L'intérêt de Mustapha Masmoudi pour les techniques de l'information et de la communication (TIC) ne se dément pas. Après son heure de gloire dans les années 70-80 où, en tant que Secrétaire d'État à l'information, il représentait la Tunisie au sein de la Commission MacBride, issue de la revendication d'un Nouvel Ordre Mondial de l'Information et de la Communication (NOMIC), fortement promu par la Tunisie au sein du Mouvement de Non-Alignés puis de l'UNESCO, voila que le SMSI fournit à Mustapha Masmoudi l'occasion de frémir à nouveau, cette fois en tant que représentant de la société civile (SCTO, bien sûr, via l'ATUCOM). Le problème est que Mustapha Masmoudi n'a pas évolué d'un pouce depuis, et continue d'abuser des formules éculées - dont il a peut-être bien été l'auteur à l'époque -, telles que, s'agissant des journalistes, «  la liberté est indissociable de la responsabilité et la responsabilité est inséparable de la liberté », avec une forte tendance à oublier le second terme de cette proposition. Imaginez-vous que les discussions qui ont mené au rapport McBride (et à l'abandon du NOMIC) n'ont pas pris une ride !

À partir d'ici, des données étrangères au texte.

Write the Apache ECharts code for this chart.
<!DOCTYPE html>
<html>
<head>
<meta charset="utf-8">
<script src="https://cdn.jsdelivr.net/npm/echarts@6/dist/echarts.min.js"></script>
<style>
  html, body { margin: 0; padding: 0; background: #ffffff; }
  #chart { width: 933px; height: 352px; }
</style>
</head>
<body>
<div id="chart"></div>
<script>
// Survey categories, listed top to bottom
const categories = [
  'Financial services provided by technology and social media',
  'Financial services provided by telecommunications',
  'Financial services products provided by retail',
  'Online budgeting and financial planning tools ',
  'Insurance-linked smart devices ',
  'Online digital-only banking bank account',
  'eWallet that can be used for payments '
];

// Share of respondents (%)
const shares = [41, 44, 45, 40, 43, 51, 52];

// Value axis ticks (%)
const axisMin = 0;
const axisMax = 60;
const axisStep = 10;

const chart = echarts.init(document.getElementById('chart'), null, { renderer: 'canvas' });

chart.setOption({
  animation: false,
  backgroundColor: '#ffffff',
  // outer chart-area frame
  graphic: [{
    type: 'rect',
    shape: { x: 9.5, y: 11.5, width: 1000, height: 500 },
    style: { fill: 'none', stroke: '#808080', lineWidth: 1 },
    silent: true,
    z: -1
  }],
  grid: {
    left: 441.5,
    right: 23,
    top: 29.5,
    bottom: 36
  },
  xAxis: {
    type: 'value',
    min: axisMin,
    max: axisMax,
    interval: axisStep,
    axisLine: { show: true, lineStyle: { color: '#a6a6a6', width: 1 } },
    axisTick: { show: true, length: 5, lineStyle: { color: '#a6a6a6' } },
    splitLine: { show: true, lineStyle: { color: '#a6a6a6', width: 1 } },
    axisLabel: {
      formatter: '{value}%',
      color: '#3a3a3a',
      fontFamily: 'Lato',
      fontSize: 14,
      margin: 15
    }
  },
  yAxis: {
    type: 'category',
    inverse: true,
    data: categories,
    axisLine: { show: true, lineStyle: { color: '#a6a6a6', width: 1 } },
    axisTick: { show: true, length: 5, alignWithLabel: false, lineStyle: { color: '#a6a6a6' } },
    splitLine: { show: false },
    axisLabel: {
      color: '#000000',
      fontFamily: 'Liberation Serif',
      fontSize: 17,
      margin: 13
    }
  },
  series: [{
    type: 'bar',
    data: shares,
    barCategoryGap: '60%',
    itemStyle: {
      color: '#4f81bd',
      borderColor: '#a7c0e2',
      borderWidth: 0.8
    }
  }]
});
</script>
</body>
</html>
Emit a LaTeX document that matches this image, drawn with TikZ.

- Scoop : il y aurait des revendications autonomistes en Tunisie

Très curieusement, l'une des - quelques - formules qui ont semblé poser grand problème dans la version initiale du texte de la société civile sur les droits de l'homme était contenue dans la phrase suivante : « nous sommes pleinement conscients de l'importance fondamentale de la tenue du SMSI à Tunis, pour les peuples de Tunisie comme de l'ensemble des pays du Sud ». Ce qui a fait sursauter est le pluriel à « peuples ». Ainsi, ce qui n'était au pire qu'une maladresse d'écriture pour englober d'un seul mot les populations de l'ensemble des pays du Sud, y compris le peuple de Tunisie, est devenu révélateur d'un malaise certain. Nous aurait-on caché l'existence de peuples indigènes avec des revendications autonomistes ? Certaines régions voudraient-elles faire sécession ? Voilà un grand mystère.